A letter in a sealed and stamped envelope, directed to Mrs. Martha A. Baldwin, was found in his pocket, which, on being opened was found as follows:
Durango, Dubuque, Iowa,
September, the 21st A. D., 1865

Dearly Beloved One: I embrace the present opportunity to write a few lines to you. Perhaps you will think me very foolish in writing to you, and perhaps I am, but as it is the last one I expect to write to you, you may have a soft place left in your heart big enough to forgive me for this and if you should not have it cannot hurt me for I don’t expect to be alive when you receive this. So after all it don’t make much difference whether I am forgiven or not.
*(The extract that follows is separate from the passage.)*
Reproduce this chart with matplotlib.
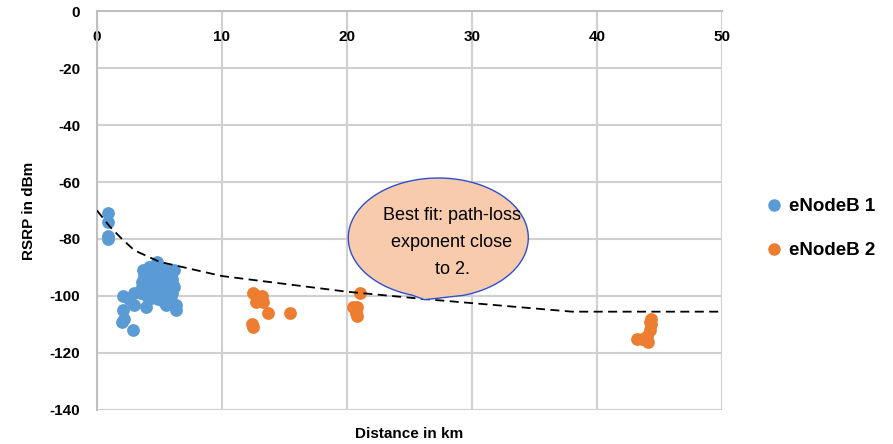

In the first place I will say that when we were married, I loved you with all my heart, and it seemed possible that my love for you increased the longer we lived together, and all my wishes were to see you happy, but when you left me it almost broke my heart. But I bore up with it as best as I could, but you were never long out of my mind. God alone can know what I suffered. But when I was discharged from the service and came back again, it was for the worse. So I left there and came back to Durango, but it was no better than before.

So I have made up my mind that it is better to die by my own hand than to suffer on in this way any longer, and if anyone should ever ask you the occasion of my death you can tell them you were. So goodbye forever in this world.